***** Data excerpt
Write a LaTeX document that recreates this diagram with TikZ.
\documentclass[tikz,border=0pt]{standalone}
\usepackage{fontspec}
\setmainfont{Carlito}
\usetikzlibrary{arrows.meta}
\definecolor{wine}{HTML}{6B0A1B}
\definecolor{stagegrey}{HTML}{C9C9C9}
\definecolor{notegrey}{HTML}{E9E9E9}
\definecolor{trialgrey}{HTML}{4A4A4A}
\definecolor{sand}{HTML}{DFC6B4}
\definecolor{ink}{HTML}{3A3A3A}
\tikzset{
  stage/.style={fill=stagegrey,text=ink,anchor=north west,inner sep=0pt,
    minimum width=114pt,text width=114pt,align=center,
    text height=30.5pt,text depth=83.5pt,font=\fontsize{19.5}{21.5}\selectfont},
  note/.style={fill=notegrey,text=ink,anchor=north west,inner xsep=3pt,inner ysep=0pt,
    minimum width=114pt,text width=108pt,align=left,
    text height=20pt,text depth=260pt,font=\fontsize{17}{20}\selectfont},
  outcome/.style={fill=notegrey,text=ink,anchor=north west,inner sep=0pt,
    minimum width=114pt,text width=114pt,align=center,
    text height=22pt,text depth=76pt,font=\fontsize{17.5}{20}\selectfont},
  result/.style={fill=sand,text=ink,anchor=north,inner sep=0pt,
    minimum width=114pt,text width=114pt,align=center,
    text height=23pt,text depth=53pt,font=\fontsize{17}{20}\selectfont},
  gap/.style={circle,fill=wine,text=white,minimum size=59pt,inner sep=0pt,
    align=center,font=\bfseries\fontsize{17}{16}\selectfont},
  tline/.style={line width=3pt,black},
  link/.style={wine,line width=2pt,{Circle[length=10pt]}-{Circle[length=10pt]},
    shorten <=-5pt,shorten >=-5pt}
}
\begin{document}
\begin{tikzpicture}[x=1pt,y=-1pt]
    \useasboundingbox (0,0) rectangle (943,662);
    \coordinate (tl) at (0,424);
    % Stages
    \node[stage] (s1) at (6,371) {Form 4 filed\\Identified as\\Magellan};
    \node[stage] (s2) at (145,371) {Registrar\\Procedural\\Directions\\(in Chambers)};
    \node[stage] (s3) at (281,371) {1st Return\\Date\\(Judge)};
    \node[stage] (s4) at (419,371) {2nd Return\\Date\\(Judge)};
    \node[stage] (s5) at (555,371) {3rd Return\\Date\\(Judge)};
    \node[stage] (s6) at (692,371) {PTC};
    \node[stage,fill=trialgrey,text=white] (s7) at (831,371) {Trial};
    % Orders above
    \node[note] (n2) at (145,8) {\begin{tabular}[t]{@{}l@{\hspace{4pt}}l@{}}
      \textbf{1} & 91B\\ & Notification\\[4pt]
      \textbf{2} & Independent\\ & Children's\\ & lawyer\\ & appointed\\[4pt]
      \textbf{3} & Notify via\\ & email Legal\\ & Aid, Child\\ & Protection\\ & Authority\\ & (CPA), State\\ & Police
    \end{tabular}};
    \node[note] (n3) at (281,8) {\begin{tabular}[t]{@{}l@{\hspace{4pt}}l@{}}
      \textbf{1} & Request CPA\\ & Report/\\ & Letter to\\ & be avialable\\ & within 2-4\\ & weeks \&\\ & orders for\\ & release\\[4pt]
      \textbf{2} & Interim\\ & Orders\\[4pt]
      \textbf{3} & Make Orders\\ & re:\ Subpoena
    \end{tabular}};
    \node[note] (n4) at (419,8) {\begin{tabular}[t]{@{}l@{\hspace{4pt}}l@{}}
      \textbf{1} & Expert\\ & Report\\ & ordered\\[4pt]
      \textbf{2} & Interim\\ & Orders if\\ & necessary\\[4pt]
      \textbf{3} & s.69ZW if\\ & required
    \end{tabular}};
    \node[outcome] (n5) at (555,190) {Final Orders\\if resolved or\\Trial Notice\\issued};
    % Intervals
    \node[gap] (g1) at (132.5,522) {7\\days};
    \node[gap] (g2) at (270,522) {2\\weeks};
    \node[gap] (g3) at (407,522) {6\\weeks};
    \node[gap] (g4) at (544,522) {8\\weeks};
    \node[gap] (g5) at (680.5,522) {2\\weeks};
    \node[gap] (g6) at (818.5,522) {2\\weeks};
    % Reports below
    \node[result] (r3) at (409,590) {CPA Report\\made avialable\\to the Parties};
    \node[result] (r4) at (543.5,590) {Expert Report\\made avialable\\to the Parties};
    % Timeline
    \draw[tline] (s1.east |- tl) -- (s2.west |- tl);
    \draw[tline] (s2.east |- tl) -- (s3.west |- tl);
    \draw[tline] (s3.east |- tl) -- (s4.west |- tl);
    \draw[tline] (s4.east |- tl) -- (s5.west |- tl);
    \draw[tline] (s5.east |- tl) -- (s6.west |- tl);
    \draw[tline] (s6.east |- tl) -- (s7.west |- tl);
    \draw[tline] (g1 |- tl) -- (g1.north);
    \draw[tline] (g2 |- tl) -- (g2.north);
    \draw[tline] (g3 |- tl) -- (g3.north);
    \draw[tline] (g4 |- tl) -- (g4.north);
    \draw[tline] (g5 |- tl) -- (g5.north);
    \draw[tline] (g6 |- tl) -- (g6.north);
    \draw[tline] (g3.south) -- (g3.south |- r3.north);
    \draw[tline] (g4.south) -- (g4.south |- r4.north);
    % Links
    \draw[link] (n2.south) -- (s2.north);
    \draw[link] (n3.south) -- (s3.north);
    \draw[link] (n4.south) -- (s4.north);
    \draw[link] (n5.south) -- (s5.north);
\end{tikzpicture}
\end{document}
**********
▸ **Your objective**
Using the data above, return each line exactly as written.

▸ **Solution to the exercise**
Write a LaTeX document that recreates this diagram with TikZ.
\documentclass[tikz,border=0pt]{standalone}
\usepackage{fontspec}
\setmainfont{Carlito}
\usetikzlibrary{arrows.meta}
\definecolor{wine}{HTML}{6B0A1B}
\definecolor{stagegrey}{HTML}{C9C9C9}
\definecolor{notegrey}{HTML}{E9E9E9}
\definecolor{trialgrey}{HTML}{4A4A4A}
\definecolor{sand}{HTML}{DFC6B4}
\definecolor{ink}{HTML}{3A3A3A}
\tikzset{
  stage/.style={fill=stagegrey,text=ink,anchor=north west,inner sep=0pt,
    minimum width=114pt,text width=114pt,align=center,
    text height=30.5pt,text depth=83.5pt,font=\fontsize{19.5}{21.5}\selectfont},
  note/.style={fill=notegrey,text=ink,anchor=north west,inner xsep=3pt,inner ysep=0pt,
    minimum width=114pt,text width=108pt,align=left,
    text height=20pt,text depth=260pt,font=\fontsize{17}{20}\selectfont},
  outcome/.style={fill=notegrey,text=ink,anchor=north west,inner sep=0pt,
    minimum width=114pt,text width=114pt,align=center,
    text height=22pt,text depth=76pt,font=\fontsize{17.5}{20}\selectfont},
  result/.style={fill=sand,text=ink,anchor=north,inner sep=0pt,
    minimum width=114pt,text width=114pt,align=center,
    text height=23pt,text depth=53pt,font=\fontsize{17}{20}\selectfont},
  gap/.style={circle,fill=wine,text=white,minimum size=59pt,inner sep=0pt,
    align=center,font=\bfseries\fontsize{17}{16}\selectfont},
  tline/.style={line width=3pt,black},
  link/.style={wine,line width=2pt,{Circle[length=10pt]}-{Circle[length=10pt]},
    shorten <=-5pt,shorten >=-5pt}
}
\begin{document}
\begin{tikzpicture}[x=1pt,y=-1pt]
    \useasboundingbox (0,0) rectangle (943,662);
    \coordinate (tl) at (0,424);
    % Stages
    \node[stage] (s1) at (6,371) {Form 4 filed\\Identified as\\Magellan};
    \node[stage] (s2) at (145,371) {Registrar\\Procedural\\Directions\\(in Chambers)};
    \node[stage] (s3) at (281,371) {1st Return\\Date\\(Judge)};
    \node[stage] (s4) at (419,371) {2nd Return\\Date\\(Judge)};
    \node[stage] (s5) at (555,371) {3rd Return\\Date\\(Judge)};
    \node[stage] (s6) at (692,371) {PTC};
    \node[stage,fill=trialgrey,text=white] (s7) at (831,371) {Trial};
    % Orders above
    \node[note] (n2) at (145,8) {\begin{tabular}[t]{@{}l@{\hspace{4pt}}l@{}}
      \textbf{1} & 91B\\ & Notification\\[4pt]
      \textbf{2} & Independent\\ & Children's\\ & lawyer\\ & appointed\\[4pt]
      \textbf{3} & Notify via\\ & email Legal\\ & Aid, Child\\ & Protection\\ & Authority\\ & (CPA), State\\ & Police
    \end{tabular}};
    \node[note] (n3) at (281,8) {\begin{tabular}[t]{@{}l@{\hspace{4pt}}l@{}}
      \textbf{1} & Request CPA\\ & Report/\\ & Letter to\\ & be avialable\\ & within 2-4\\ & weeks \&\\ & orders for\\ & release\\[4pt]
      \textbf{2} & Interim\\ & Orders\\[4pt]
      \textbf{3} & Make Orders\\ & re:\ Subpoena
    \end{tabular}};
    \node[note] (n4) at (419,8) {\begin{tabular}[t]{@{}l@{\hspace{4pt}}l@{}}
      \textbf{1} & Expert\\ & Report\\ & ordered\\[4pt]
      \textbf{2} & Interim\\ & Orders if\\ & necessary\\[4pt]
      \textbf{3} & s.69ZW if\\ & required
    \end{tabular}};
    \node[outcome] (n5) at (555,190) {Final Orders\\if resolved or\\Trial Notice\\issued};
    % Intervals
    \node[gap] (g1) at (132.5,522) {7\\days};
    \node[gap] (g2) at (270,522) {2\\weeks};
    \node[gap] (g3) at (407,522) {6\\weeks};
    \node[gap] (g4) at (544,522) {8\\weeks};
    \node[gap] (g5) at (680.5,522) {2\\weeks};
    \node[gap] (g6) at (818.5,522) {2\\weeks};
    % Reports below
    \node[result] (r3) at (409,590) {CPA Report\\made avialable\\to the Parties};
    \node[result] (r4) at (543.5,590) {Expert Report\\made avialable\\to the Parties};
    % Timeline
    \draw[tline] (s1.east |- tl) -- (s2.west |- tl);
    \draw[tline] (s2.east |- tl) -- (s3.west |- tl);
    \draw[tline] (s3.east |- tl) -- (s4.west |- tl);
    \draw[tline] (s4.east |- tl) -- (s5.west |- tl);
    \draw[tline] (s5.east |- tl) -- (s6.west |- tl);
    \draw[tline] (s6.east |- tl) -- (s7.west |- tl);
    \draw[tline] (g1 |- tl) -- (g1.north);
    \draw[tline] (g2 |- tl) -- (g2.north);
    \draw[tline] (g3 |- tl) -- (g3.north);
    \draw[tline] (g4 |- tl) -- (g4.north);
    \draw[tline] (g5 |- tl) -- (g5.north);
    \draw[tline] (g6 |- tl) -- (g6.north);
    \draw[tline] (g3.south) -- (g3.south |- r3.north);
    \draw[tline] (g4.south) -- (g4.south |- r4.north);
    % Links
    \draw[link] (n2.south) -- (s2.north);
    \draw[link] (n3.south) -- (s3.north);
    \draw[link] (n4.south) -- (s4.north);
    \draw[link] (n5.south) -- (s5.north);
\end{tikzpicture}
\end{document}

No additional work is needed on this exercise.